Suppose Alice want to send Bob (public key: $(e, n)$, private key: $(d, n)$) a message $M$.

Figure 5: Illustration of the malleability of a cryptosystem. (Drawn using draw.io)

As we saw earlier, Alice has to compute $M^e$ in order to cipher the message before sending it to Bob who has to compute $(M^e)^d$ once he receives it to obtain the original plaintext. While Alice has sent $M$ as the original plaintext, Bob will receive $XM$ as Eve has caught the original ciphertext; attached to it a quantity $X^e$; which is the encryption of an undesirable message $X$ with Bob’s public key, then resent the whole thing to Bob. When deciphering, Bob will compute $(X^e.M^e)^d=X.M \neq M$. The resulting plaintext deciphered by Bob is different from the plaintext sent by Alice and neither of them is aware of this modification. In the case of a bank transaction for example, imagine that the message $M$ is an amount of money, as for Eve’s modification $X$; imagine it is a certain factor that will modify the amount of money, without Bob realizing that it is not the plaintext that Alice has tried to send him in the first place. That is the problem!
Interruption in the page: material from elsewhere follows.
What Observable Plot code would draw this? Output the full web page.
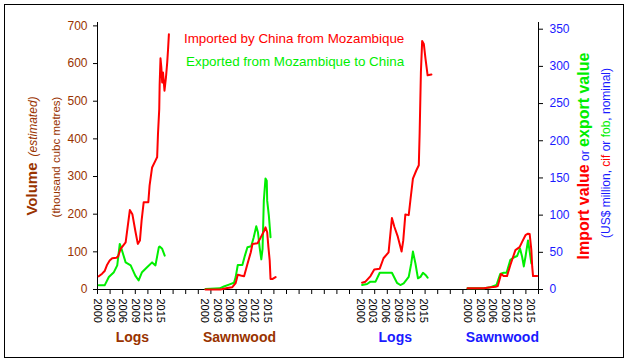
<!DOCTYPE html>
<html>
<head>
<meta charset="utf-8">
<script src="https://cdn.jsdelivr.net/npm/d3@7"></script>
<script src="https://cdn.jsdelivr.net/npm/@observablehq/plot@0.6"></script>
<style>
html, body { margin: 0; padding: 0; background: #fff; }
#chart { position: relative; width: 628px; height: 362px; }
</style>
</head>
<body>
<div id="chart"></div>
<script>
// ---------- data ----------
const yearTicks = [2000, 2003, 2006, 2009, 2012, 2015];
const volumeTicks = [0, 100, 200, 300, 400, 500, 600, 700];
const valueTicks = [0, 50, 100, 150, 200, 250, 300, 350];
const panelNames = ["Logs", "Sawnwood", "Logs", "Sawnwood"];

// Volume, thousand cubic metres [year, value]
const logsVolumeImported = [[2000.3,35],[2001.1,42],[2001.7,49],[2002.3,66],[2002.9,77],[2003.5,83],[2004.5,84],[2004.9,88],[2005.5,108],[2006.7,125],[2007.7,211],[2008.3,200],[2009.0,156],[2009.6,121],[2010.1,130],[2010.5,183],[2011.0,232],[2012.1,232],[2012.4,276],[2013.0,324],[2014.0,347],[2014.2,351],[2014.4,413],[2014.7,479],[2014.8,545],[2015.0,614],[2015.2,590],[2015.4,550],[2015.6,576],[2015.95,528],[2016.3,563],[2016.6,603],[2016.8,638],[2017.0,678]];
const logsVolumeExported = [[2000.3,11],[2001.7,11],[2002.7,33],[2003.9,46],[2004.7,64],[2005.3,121],[2005.6,112],[2006.7,72],[2007.9,64],[2009.0,37],[2009.8,24],[2010.6,46],[2011.8,59],[2013.0,72],[2013.8,64],[2014.6,112],[2014.8,114],[2015.4,108],[2016.0,90]];
const sawnwoodVolumeImported = [[2000.2,0],[2003.8,0],[2005.4,4],[2006.6,6],[2007.4,17],[2007.9,39],[2008.6,37],[2009.4,35],[2010.2,68],[2011.0,99],[2011.4,121],[2012.6,123],[2013.3,137],[2014.1,154],[2014.5,165],[2014.9,152],[2015.2,112],[2015.5,77],[2015.7,28],[2016.2,28],[2016.9,33]];
const sawnwoodVolumeExported = [[2000.2,1],[2003.6,3],[2004.6,8],[2005.8,13],[2007.0,18],[2007.4,33],[2007.9,65],[2009.0,65],[2009.6,90],[2010.2,112],[2011.1,115],[2011.7,139],[2012.3,168],[2012.7,152],[2013.1,112],[2013.5,80],[2013.8,108],[2014.1,236],[2014.5,295],[2014.8,289],[2014.9,236],[2015.3,196],[2015.7,139]];

// Value, US$ million [year, value]
const logsValueImported = [[2000.4,9],[2001.2,10.5],[2002.4,18],[2003.3,27],[2004.6,28],[2005.5,42],[2006.7,50],[2007.5,96],[2008.1,84],[2008.9,71],[2009.8,51],[2010.2,66],[2010.7,101],[2011.5,100],[2011.9,120],[2012.5,149],[2013.3,160],[2013.9,167],[2014.1,210],[2014.4,292],[2014.7,334],[2015.1,330],[2015.5,310],[2016.0,288],[2016.9,289]];
const logsValueExported = [[2000.4,6],[2001.6,7.4],[2002.4,10.5],[2003.6,10.5],[2004.6,22.5],[2007.5,22.5],[2008.7,9],[2009.5,6],[2010.3,8.3],[2011.5,17],[2012.1,35],[2012.5,51],[2013.1,35],[2013.7,15],[2014.3,17],[2014.9,22.5],[2015.5,19.5],[2016.0,16]];
const sawnwoodValueImported = [[2000.0,1.6],[2003.9,1.6],[2005.5,3],[2006.7,3.8],[2007.2,4.7],[2008.0,21],[2008.6,18],[2009.4,18],[2010.2,33],[2011.4,53],[2012.4,57],[2013.0,64],[2013.8,73],[2014.4,75],[2014.8,74.5],[2015.2,53],[2015.4,31],[2015.6,18],[2016.6,18]];
const sawnwoodValueExported = [[2000.0,1.6],[2003.9,1.7],[2005.5,3],[2006.9,6],[2007.8,21],[2008.6,22.5],[2009.3,22.5],[2010.2,40],[2011.0,43],[2011.8,45],[2012.5,55],[2013.0,44],[2013.4,31],[2013.8,44],[2014.4,66],[2014.8,51],[2015.2,35]];

// ---------- layout ----------
const panelStart = [0, 25.5, 62.6, 88.1];   // axis position of year 2000 in each panel
const xMax = 105;
const volumeMax = 709, valueMax = 359;
const valueToAxis = volumeMax / valueMax;  // right axis -> shared y scale
const brown = "#993300", blue = "#1a1aff", red = "#ff0000", green = "#00ee00";
const font = "'Liberation Sans', Arial, sans-serif";

const seriesDefs = [
  {panel: 0, kind: "imp", pts: logsVolumeImported, k: 1},
  {panel: 0, kind: "exp", pts: logsVolumeExported, k: 1},
  {panel: 1, kind: "imp", pts: sawnwoodVolumeImported, k: 1},
  {panel: 1, kind: "exp", pts: sawnwoodVolumeExported, k: 1},
  {panel: 2, kind: "imp", pts: logsValueImported, k: valueToAxis},
  {panel: 2, kind: "exp", pts: logsValueExported, k: valueToAxis},
  {panel: 3, kind: "imp", pts: sawnwoodValueImported, k: valueToAxis},
  {panel: 3, kind: "exp", pts: sawnwoodValueExported, k: valueToAxis}
];
const rows = seriesDefs.flatMap((s, j) => s.pts.map(([t, v]) => ({
  id: j, kind: s.kind, x: panelStart[s.panel] + (t - 2000), y: v * s.k
})));

const yearPos = new Map();
panelStart.forEach(p => yearTicks.forEach(yr => yearPos.set(p + (yr - 2000), yr)));
const panelCenter = 8.3;

const chart = Plot.plot({
  width: 628,
  height: 362,
  marginLeft: 97,
  marginRight: 90,
  marginTop: 22,
  marginBottom: 73,
  style: {fontFamily: font, background: "#fff"},
  x: {domain: [0, xMax]},
  y: {domain: [0, volumeMax]},
  marks: [
    Plot.axisY({anchor: "left", ticks: volumeTicks, tickSize: 4, tickPadding: 6, fontSize: 12, fill: brown, stroke: "#000", label: null}),
    Plot.axisY({anchor: "right", ticks: valueTicks.map(v => v * valueToAxis), tickFormat: d => String(Math.round(d / valueToAxis)), tickSize: 4, tickPadding: 7, fontSize: 12, fill: blue, stroke: "#000", label: null}),
    Plot.axisX({ticks: d3.range(0, xMax + 1, 3), tickSize: 5, fill: "none", stroke: "#000", label: null}),
    Plot.axisX({ticks: [...yearPos.keys()], tickFormat: d => String(yearPos.get(d)), tickRotate: 90, tickSize: 0, tickPadding: 9, fontSize: 11, fill: "#000", label: null}),
    Plot.ruleX([0, xMax], {stroke: "#000"}),
    Plot.ruleY([0], {stroke: "#000"}),
    Plot.line(rows.filter(d => d.kind === "exp"), {x: "x", y: "y", z: "id", stroke: green, strokeWidth: 2}),
    Plot.line(rows.filter(d => d.kind === "imp"), {x: "x", y: "y", z: "id", stroke: red, strokeWidth: 2}),
    Plot.text(panelNames.slice(0, 2), {x: (d, i) => panelStart[i] + panelCenter, frameAnchor: "bottom", dy: 52, fill: brown, fontSize: 14, fontWeight: "bold"}),
    Plot.text(panelNames.slice(2), {x: (d, i) => panelStart[i + 2] + panelCenter, frameAnchor: "bottom", dy: 52, fill: blue, fontSize: 14, fontWeight: "bold"})
  ]
});
document.getElementById("chart").appendChild(chart);

const svg = d3.select(chart);
svg.append("rect").attr("x", 4.5).attr("y", 4.5).attr("width", 619).attr("height", 353)
  .attr("fill", "none").attr("stroke", "#000");

// Legend
svg.append("text").attr("x", 184).attr("y", 38).attr("dy", "0.35em").attr("fill", red)
  .attr("text-anchor", "start").attr("font-size", 13.4).text("Imported by China from Mozambique");
svg.append("text").attr("x", 186).attr("y", 61).attr("dy", "0.35em").attr("fill", green)
  .attr("text-anchor", "start").attr("font-size", 13.4).text("Exported from Mozambique to China");

// Left titles
const lt = svg.append("text").attr("transform", "translate(33,156) rotate(-90)")
  .attr("text-anchor", "middle").attr("dy", "0.35em").attr("fill", brown);
lt.append("tspan").attr("font-size", 15).attr("font-weight", "bold").text("Volume");
lt.append("tspan").attr("font-size", 12).attr("font-style", "italic").attr("dx", 6).text("(estimated)");
svg.append("text").attr("transform", "translate(56,157) rotate(-90)")
  .attr("text-anchor", "middle").attr("dy", "0.35em").attr("fill", brown)
  .attr("font-size", 11.5).text("(thousand cubc metres)");

// Right titles
const rt = svg.append("text").attr("transform", "translate(585,156) rotate(-90)")
  .attr("text-anchor", "middle").attr("dy", "0.35em");
rt.append("tspan").attr("font-size", 16).attr("font-weight", "bold").attr("fill", red).text("Import value");
rt.append("tspan").attr("font-size", 12).attr("fill", blue).text(" or ");
rt.append("tspan").attr("font-size", 16).attr("font-weight", "bold").attr("fill", green).text("export value");
const rt2 = svg.append("text").attr("transform", "translate(606,153) rotate(-90)")
  .attr("text-anchor", "middle").attr("dy", "0.35em").attr("font-size", 12);
rt2.append("tspan").attr("fill", blue).text("(US$ million, ");
rt2.append("tspan").attr("fill", red).text("cif");
rt2.append("tspan").attr("fill", blue).text(" or ");
rt2.append("tspan").attr("fill", green).text("fob");
rt2.append("tspan").attr("fill", blue).text(", nominal)");
</script>
</body>
</html>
To know more about other core RSA attacks, I strongly recommend an article by Dan Boneh entitled Twenty years of attacks on the RSA cryptosystem. This article is an overview of the common attacks that has been run on RSA systems and the solutions that you have to consider when implementing this algorithm.

## Conclusion

Thank you for making this far down! I hope this post was helpful. I have included in the references and further readings section a link to a Python demo I have written. It is intended for learning purposes only. Anyone who wants to implement RSA cryptosystem for non-educational purposes don’t have to do it on their own. There are plenty of solid and tested implementations ready to be used. Cryptographic algorithms are very easy to get wrong, and the slightest mistake can completely undermine the security of the system.